# why don't I fit in



## Miss quiet (Jul 26, 2013)

I like myself. I wish other people would too. It's not that NO ONE likes me. It's just that I don't fit in with people my age group. Its bother me sometimes...Like, what is wrong with me?


----------



## Jcoj613 (May 1, 2011)

Miss quiet said:


> I like myself. I wish other people would too. It's not that NO ONE likes me. It's just that I don't fit in with people my age group. Its bother me sometimes...Like, what is wrong with me?

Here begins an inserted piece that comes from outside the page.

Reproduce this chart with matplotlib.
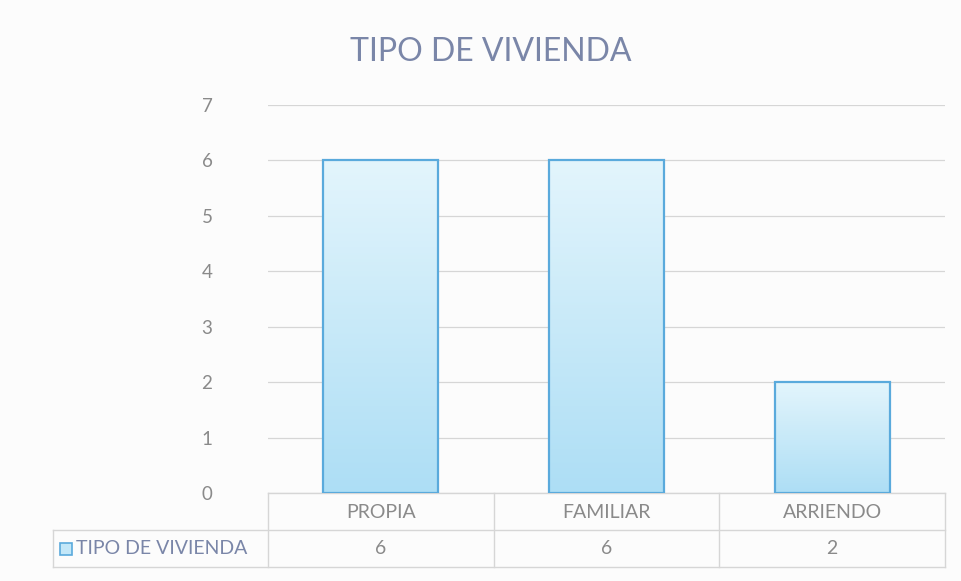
import numpy as np
import matplotlib.pyplot as plt
from matplotlib.patches import Rectangle

# datos
categorias = ["PROPIA", "FAMILIAR", "ARRIENDO"]
valores = [6, 6, 2]
serie = "TIPO DE VIVIENDA"
titulo = "TIPO DE VIVIENDA"
y_ticks = [0, 1, 2, 3, 4, 5, 6, 7]

plt.rcParams['font.family'] = ['Lato', 'DejaVu Sans']

GRIS = '#8a8a8a'
AZUL_TXT = '#7a86a8'
BORDE = '#5aaadc'
LINEA = '#d6d6d6'

fig = plt.figure(figsize=(9.62, 5.81), dpi=100, facecolor='#fcfcfc')
ax = fig.add_axes([268 / 962, 1 - 493 / 581, (945 - 268) / 962, (493 - 105) / 581])
ax.set_facecolor('none')

x = np.arange(len(categorias))
bars = ax.bar(x, valores, width=0.51, facecolor='none', edgecolor=BORDE, linewidth=1.6, zorder=3)

# degradado vertical dentro de cada barra
grad = np.linspace(0, 1, 256).reshape(-1, 1)
cmap = plt.matplotlib.colors.LinearSegmentedColormap.from_list('g', ['#addef5', '#e3f5fc'])
for b in bars:
    x0, y0 = b.get_x(), b.get_y()
    w, h = b.get_width(), b.get_height()
    im = ax.imshow(grad, cmap=cmap, origin='lower', aspect='auto',
                   extent=(x0, x0 + w, y0, y0 + h), zorder=2)
    im.set_clip_path(b)

ax.set_xlim(-0.5, len(categorias) - 0.5)
ax.set_ylim(0, 7)
ax.set_yticks(y_ticks)
ax.set_xticks([])
ax.tick_params(axis='y', length=0, labelsize=13.5, labelcolor=GRIS, pad=40)
ax.grid(axis='y', color=LINEA, linewidth=0.9, zorder=0)
for s in ax.spines.values():
    s.set_visible(False)

fig.text(491 / 962, 1 - 52 / 581, titulo, ha='center', va='center', fontsize=23, color=AZUL_TXT)

# tabla de datos bajo el eje (coordenadas de figura en y)
trans = ax.get_xaxis_transform()
fy = lambda py: 1 - py / 581
ax_bot = ax.get_position().y0
ax_h = ax.get_position().height
ay = lambda py: (fy(py) - ax_bot) / ax_h

left_cell = -0.5 - (268 - 53) / ((945 - 268) / 3)

def hline(y, xa, xb):
    ax.plot([xa, xb], [ay(y), ay(y)], transform=trans, color=LINEA, lw=1.0, clip_on=False)

def vline(xv, ya, yb):
    ax.plot([xv, xv], [ay(ya), ay(yb)], transform=trans, color=LINEA, lw=1.0, clip_on=False)

hline(493, -0.5, 2.5)
hline(530, left_cell, 2.5)
hline(567, left_cell, 2.5)
vline(left_cell, 530, 567)
for xv in np.arange(-0.5, 3, 1.0):
    vline(xv, 493, 567)

for i, (c, v) in enumerate(zip(categorias, valores)):
    ax.text(i, ay(512), c, transform=trans, ha='center', va='center', fontsize=14, color=GRIS)
    ax.text(i, ay(549), str(v), transform=trans, ha='center', va='center', fontsize=14, color=GRIS)

# clave de leyenda + nombre de serie
kx = left_cell + 0.033
ax.add_patch(Rectangle((kx, ay(555)), 0.05, ay(543) - ay(555), transform=trans,
                       facecolor='#c3e7f8', edgecolor=BORDE, lw=1.2, clip_on=False))
ax.text(kx + 0.07, ay(549), serie, transform=trans, ha='left', va='center',
        fontsize=14, color=AZUL_TXT)

fig.savefig('out.png', dpi=100, facecolor=fig.get_facecolor())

Don't worry about fitting in. Focus on being happy with who you are and surround yourself with people who want to be with you. There is NOTHING wrong with you.


----------



## AxeDroid (Jan 11, 2013)

It's hard to find your place in this world, just have to keep on trying till we lock in place.


----------



## Just Here (Jul 16, 2013)

What I have read about finding friends. Is to do the things you love to do and trying to find people that have a common interest in what you love to do. Because you will have that in common. Wither that works I don't know. But at least your doing something you like to do. You don't have to fit in to a mold to find friends you just need to care about there well being as they should for you. You just need to have some common ground to get it started. Your not a lone on this I to feel this way.


----------



## TheAceInTheHole (Jan 10, 2013)

I felt that way most of the time when I was in high school. It stinks...


----------



## Tinydancer20 (Jun 17, 2013)

I think finding people that like the same
things as you is important, but that doesn't
necessarily mean you'll get along with them.
For example, say you LOVE tennis, you're
not gonna get along with every single 
person that loves tennis. Finding good friends is hard
Because people at their cores are very different.
Personality differences are a big reason why people
get along better. Just know that fitting in is hard,
If you're shy or "weird" as some people say,
It's even harder


----------



## Just Here (Jul 16, 2013)

Tinydancer20 said:


> I think finding people that like the same
> things as you is important, but that doesn't
> necessarily mean you'll get along with them.
> For example, say you LOVE tennis, you're
> ...


Yes your right. But at least you would be trying and that is the first step.


----------



## Shockwave The Logical (Aug 27, 2013)

I've bee sticking close to my middle school buddies for high school, just for now. I've talked to some new people, complimenting them on their shirts. 

Would it be harmful to just compliment someone about their shirt or hair?


----------



## Letmebe (Dec 17, 2012)

Miss quiet said:


> I like myself. I wish other people would too. It's not that NO ONE likes me. It's just that I don't fit in with people my age group. Its bother me sometimes...Like, what is wrong with me?


Many very successful people did not "fit in" to the world, some until the day they died..but they became trailblazers and leaders.

As for friends well as others said do what you enjoy and possibly you will find some.


----------



## Deviant Din (Aug 25, 2013)

I don't think there has to be anything wrong with someone for them to not fit in. Wrong implies broken, which while some of us may not function well we certainly aren't.

For me it's that I don't communicate like other people. Most people feel good when they engage in small talk or sharing personal things. I feel good when I do physical activities or pick apart ideas, the less easy, safe, or politically correct the better. I'm kind of doomed socially, but not broken.


----------



## tony420 (Jul 27, 2013)

dont follow a path create your own


----------



## Letmebe (Dec 17, 2012)

tony420 said:


> dont follow a path create your own


And if your SA tries to stop you challenge it to Mortal Kombat..gonna be a long fight though:|
But nothing in life worth having was ever easy to attain.


----------